• _Challenge_
Reproduce word for word the lines from the beginning of the entries to the line with "(bus.263) -- (tipD);", both included, but none of the pictures.

╭─ Dataset records

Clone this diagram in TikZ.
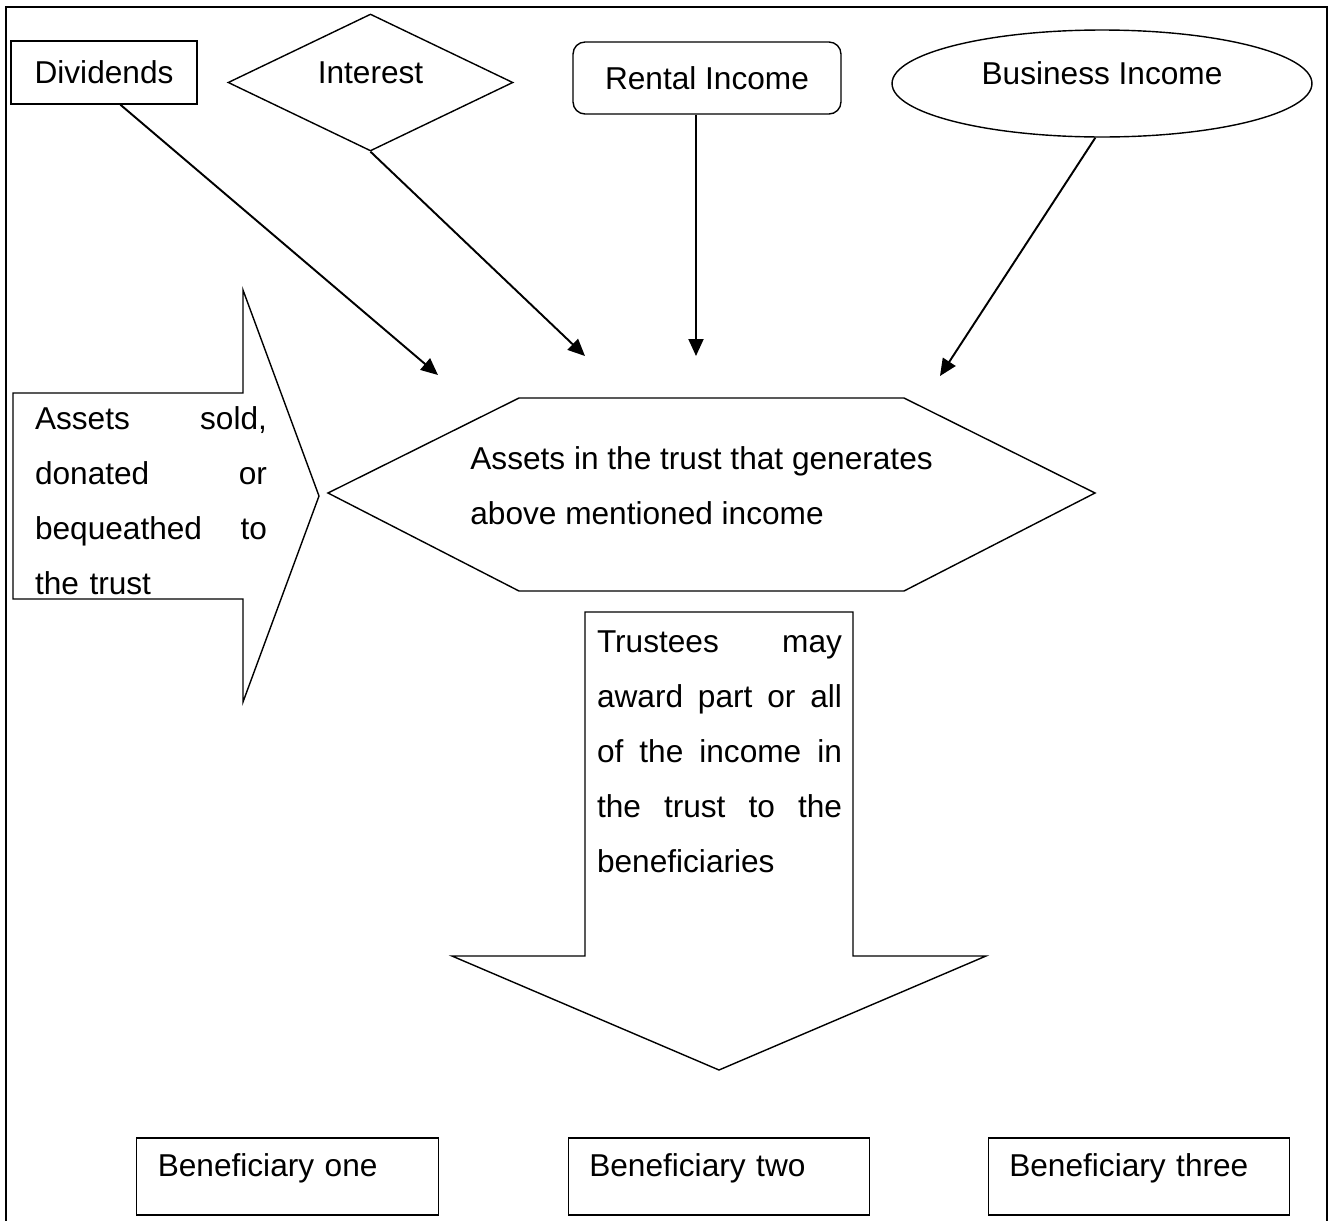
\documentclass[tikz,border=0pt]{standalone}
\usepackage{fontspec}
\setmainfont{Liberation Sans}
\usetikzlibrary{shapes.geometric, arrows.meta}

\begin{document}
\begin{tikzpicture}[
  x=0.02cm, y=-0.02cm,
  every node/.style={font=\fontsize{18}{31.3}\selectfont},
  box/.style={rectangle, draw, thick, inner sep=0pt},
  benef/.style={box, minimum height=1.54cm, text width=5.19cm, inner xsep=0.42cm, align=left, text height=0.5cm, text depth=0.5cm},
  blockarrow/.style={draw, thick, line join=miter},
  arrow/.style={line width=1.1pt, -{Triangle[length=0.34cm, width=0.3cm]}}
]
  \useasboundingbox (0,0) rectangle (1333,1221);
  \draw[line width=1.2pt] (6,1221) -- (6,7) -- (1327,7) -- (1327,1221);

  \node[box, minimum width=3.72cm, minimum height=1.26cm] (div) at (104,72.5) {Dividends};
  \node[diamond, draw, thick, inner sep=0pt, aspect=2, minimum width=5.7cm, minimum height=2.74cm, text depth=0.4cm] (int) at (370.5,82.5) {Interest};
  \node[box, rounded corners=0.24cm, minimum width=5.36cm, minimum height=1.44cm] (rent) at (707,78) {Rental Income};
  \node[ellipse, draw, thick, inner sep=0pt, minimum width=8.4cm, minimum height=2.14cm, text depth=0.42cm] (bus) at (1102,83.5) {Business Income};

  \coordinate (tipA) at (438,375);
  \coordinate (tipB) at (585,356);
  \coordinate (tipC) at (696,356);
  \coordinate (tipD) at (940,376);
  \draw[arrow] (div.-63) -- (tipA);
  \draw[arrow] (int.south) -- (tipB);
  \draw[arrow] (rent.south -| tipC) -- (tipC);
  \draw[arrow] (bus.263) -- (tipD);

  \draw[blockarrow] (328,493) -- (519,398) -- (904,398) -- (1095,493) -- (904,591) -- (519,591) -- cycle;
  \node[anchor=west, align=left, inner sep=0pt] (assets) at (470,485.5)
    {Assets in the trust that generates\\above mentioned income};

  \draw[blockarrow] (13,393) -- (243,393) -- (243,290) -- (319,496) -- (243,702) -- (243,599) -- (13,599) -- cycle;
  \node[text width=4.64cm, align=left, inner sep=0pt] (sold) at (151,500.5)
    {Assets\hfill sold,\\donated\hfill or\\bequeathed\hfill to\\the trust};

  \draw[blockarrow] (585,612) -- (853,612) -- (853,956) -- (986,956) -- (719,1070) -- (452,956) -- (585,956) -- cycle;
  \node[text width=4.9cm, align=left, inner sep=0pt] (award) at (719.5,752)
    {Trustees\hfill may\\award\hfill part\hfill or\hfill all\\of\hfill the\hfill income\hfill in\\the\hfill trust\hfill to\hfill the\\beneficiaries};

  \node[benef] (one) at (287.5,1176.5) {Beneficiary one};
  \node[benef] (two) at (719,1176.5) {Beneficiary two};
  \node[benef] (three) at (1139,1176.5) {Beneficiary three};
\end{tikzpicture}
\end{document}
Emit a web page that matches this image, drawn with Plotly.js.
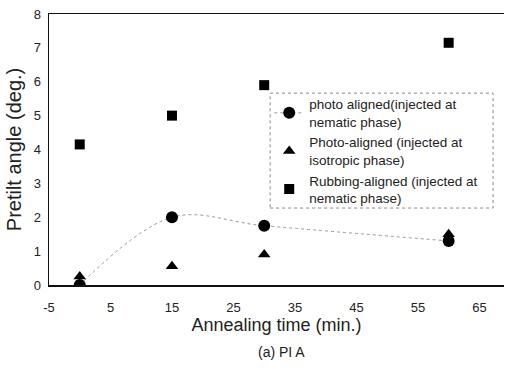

╰─

• _Task output_
Clone this diagram in TikZ.
\documentclass[tikz,border=0pt]{standalone}
\usepackage{fontspec}
\setmainfont{Liberation Sans}
\usetikzlibrary{shapes.geometric, arrows.meta}

\begin{document}
\begin{tikzpicture}[
  x=0.02cm, y=-0.02cm,
  every node/.style={font=\fontsize{18}{31.3}\selectfont},
  box/.style={rectangle, draw, thick, inner sep=0pt},
  benef/.style={box, minimum height=1.54cm, text width=5.19cm, inner xsep=0.42cm, align=left, text height=0.5cm, text depth=0.5cm},
  blockarrow/.style={draw, thick, line join=miter},
  arrow/.style={line width=1.1pt, -{Triangle[length=0.34cm, width=0.3cm]}}
]
  \useasboundingbox (0,0) rectangle (1333,1221);
  \draw[line width=1.2pt] (6,1221) -- (6,7) -- (1327,7) -- (1327,1221);

  \node[box, minimum width=3.72cm, minimum height=1.26cm] (div) at (104,72.5) {Dividends};
  \node[diamond, draw, thick, inner sep=0pt, aspect=2, minimum width=5.7cm, minimum height=2.74cm, text depth=0.4cm] (int) at (370.5,82.5) {Interest};
  \node[box, rounded corners=0.24cm, minimum width=5.36cm, minimum height=1.44cm] (rent) at (707,78) {Rental Income};
  \node[ellipse, draw, thick, inner sep=0pt, minimum width=8.4cm, minimum height=2.14cm, text depth=0.42cm] (bus) at (1102,83.5) {Business Income};

  \coordinate (tipA) at (438,375);
  \coordinate (tipB) at (585,356);
  \coordinate (tipC) at (696,356);
  \coordinate (tipD) at (940,376);
  \draw[arrow] (div.-63) -- (tipA);
  \draw[arrow] (int.south) -- (tipB);
  \draw[arrow] (rent.south -| tipC) -- (tipC);
  \draw[arrow] (bus.263) -- (tipD);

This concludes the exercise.